You’ve heard about the Netflix prize, right? (If you haven’t, the short version is: Netflix is offering $1 million prize for anyone who can come up with a substantial improvement to their recommendations engine.)
I’m especially interested because 1) I am a former Netflix employee*, and I loved my work there; 2) I am a longtime Netflix customer (since before I worked there, in fact) and a heavy user of the ratings and recommendations features; 3) I am a data geek. I love this type of problem. I wish I had the skills to participate in this challenge, but instead, I’m watching from the sidelines.
So I’ve been perusing the forum for a few minutes to see what the contestants were talking about, and I happened upon a brilliant digression by one Benji Smith about exploring the most-loved, most-hated, and most-contested movie titles in the database through intelligent analysis. Here’s an excerpt:
Now, where is ‘Miss Congeniality’? Evidently, she’s number 171 on the most-loved list. But…Huh? What does that mean? How can a movie be #195 on the most-hated list and also be #171 on the most-loved list? Who’s to blame?

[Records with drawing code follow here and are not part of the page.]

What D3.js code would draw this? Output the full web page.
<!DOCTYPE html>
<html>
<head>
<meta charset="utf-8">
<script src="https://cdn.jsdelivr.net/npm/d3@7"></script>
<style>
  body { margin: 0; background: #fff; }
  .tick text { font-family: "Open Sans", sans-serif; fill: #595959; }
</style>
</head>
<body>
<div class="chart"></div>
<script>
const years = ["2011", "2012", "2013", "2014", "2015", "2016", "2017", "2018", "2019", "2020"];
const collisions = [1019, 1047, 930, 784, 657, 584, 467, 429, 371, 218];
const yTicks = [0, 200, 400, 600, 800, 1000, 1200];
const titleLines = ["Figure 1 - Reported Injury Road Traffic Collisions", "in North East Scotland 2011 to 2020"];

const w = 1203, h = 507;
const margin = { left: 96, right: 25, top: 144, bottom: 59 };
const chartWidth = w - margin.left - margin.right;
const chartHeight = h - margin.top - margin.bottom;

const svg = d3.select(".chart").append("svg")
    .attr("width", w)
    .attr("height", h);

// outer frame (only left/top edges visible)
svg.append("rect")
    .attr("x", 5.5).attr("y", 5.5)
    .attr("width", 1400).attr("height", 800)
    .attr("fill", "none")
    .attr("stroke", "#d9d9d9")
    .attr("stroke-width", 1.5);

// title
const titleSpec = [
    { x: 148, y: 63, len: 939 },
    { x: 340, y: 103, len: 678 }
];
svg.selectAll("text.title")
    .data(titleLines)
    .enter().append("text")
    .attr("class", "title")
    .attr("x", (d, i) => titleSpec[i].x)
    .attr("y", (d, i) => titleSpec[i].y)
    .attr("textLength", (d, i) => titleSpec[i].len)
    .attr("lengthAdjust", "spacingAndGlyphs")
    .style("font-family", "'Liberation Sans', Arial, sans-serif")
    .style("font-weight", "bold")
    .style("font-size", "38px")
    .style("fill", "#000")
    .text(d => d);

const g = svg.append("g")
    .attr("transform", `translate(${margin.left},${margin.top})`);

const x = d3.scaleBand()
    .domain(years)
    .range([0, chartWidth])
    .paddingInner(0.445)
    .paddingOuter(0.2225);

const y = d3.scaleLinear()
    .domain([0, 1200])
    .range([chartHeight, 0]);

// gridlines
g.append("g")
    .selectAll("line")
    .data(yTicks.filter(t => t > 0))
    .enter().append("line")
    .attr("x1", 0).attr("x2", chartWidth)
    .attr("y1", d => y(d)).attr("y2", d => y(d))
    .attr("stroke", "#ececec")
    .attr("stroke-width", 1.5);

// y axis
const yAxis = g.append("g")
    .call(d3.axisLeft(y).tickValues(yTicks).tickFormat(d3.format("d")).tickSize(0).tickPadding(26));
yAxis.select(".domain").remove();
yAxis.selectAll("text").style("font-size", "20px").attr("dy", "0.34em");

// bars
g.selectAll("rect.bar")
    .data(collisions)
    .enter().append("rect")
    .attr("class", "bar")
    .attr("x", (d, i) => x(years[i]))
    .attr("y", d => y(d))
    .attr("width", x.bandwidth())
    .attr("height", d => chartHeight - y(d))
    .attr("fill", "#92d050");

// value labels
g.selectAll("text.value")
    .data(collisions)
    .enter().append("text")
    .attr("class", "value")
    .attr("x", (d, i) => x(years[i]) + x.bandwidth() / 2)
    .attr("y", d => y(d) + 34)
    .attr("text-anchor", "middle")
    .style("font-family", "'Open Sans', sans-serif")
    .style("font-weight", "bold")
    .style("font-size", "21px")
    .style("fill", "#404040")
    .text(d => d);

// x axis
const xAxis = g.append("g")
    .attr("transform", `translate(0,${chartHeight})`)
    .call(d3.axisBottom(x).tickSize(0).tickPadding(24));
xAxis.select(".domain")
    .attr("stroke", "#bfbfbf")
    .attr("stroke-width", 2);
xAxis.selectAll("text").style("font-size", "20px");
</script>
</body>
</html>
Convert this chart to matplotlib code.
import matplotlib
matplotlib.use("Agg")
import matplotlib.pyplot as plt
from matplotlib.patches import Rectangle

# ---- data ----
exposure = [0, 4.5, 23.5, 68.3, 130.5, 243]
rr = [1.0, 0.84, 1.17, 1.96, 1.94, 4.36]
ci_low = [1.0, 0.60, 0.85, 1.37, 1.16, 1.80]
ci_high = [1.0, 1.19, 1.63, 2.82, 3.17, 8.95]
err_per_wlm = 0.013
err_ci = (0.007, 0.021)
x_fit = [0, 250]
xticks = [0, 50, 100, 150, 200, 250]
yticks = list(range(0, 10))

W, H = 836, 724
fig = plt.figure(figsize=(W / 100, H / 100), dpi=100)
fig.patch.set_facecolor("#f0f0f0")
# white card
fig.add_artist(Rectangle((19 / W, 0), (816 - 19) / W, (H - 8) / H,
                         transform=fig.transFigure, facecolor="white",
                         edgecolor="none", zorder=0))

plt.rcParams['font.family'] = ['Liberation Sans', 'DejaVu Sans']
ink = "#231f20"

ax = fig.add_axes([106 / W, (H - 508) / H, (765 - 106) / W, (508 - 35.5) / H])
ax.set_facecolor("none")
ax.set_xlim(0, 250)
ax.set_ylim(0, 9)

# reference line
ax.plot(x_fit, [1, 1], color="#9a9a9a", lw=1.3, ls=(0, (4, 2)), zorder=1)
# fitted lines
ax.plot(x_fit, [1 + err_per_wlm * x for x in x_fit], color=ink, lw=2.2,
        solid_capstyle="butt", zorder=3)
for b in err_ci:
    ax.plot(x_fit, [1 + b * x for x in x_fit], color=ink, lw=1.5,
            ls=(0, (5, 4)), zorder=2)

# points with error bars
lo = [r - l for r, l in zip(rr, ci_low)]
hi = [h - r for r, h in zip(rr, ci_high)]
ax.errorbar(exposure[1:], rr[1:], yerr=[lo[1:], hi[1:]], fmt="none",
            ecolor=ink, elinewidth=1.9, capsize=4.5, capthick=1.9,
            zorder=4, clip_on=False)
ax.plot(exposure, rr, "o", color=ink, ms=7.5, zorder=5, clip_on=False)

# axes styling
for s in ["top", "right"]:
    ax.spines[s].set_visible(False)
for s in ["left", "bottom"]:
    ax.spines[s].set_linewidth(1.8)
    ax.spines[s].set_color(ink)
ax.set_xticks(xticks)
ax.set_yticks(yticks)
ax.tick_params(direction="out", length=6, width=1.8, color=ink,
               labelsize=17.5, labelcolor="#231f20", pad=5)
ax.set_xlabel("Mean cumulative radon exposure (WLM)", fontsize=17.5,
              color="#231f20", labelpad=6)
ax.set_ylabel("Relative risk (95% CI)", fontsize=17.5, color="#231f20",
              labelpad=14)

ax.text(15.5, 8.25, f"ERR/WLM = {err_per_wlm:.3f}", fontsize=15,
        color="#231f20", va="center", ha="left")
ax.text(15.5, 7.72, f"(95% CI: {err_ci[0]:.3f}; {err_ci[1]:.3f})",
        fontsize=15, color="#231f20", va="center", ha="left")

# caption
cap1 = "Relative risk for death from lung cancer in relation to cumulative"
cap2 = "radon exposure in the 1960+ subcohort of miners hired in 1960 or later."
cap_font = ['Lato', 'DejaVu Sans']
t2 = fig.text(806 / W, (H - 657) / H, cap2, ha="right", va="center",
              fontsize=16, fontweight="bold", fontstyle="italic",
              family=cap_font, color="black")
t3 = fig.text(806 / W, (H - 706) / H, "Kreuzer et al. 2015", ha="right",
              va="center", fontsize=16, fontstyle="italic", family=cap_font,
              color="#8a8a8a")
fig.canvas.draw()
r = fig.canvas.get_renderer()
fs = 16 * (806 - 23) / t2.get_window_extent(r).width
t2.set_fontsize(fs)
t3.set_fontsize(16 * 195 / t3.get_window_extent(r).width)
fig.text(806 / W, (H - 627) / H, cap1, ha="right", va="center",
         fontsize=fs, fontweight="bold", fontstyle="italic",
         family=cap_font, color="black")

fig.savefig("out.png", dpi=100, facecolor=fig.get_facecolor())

Standard deviation, I’m looking in your direction.
To get a look at the movies that are both universally loved, and universally hated (by different subgroups of people, of course) Let’s write a query that amplifies standard deviation and de-amplifies population, pointing out the sources of contention in our dataset
If this sort of thing looks fun to you, clicky the linky and go see what movies came back from his results. It is data geekery at its finest.
(Edited to add: I emailed Benji Smith to let him know I was talking about him, and he suggested adding a link to benjismith.net, so we can all go read his entertaining essays. Go! Enjoy!)
* I was the Content Manager, circa 2000-2001. I oversaw all content on the web site, its relationships within the database, its timely entry on the site, how it got sourced, etc. It was a super-fun job.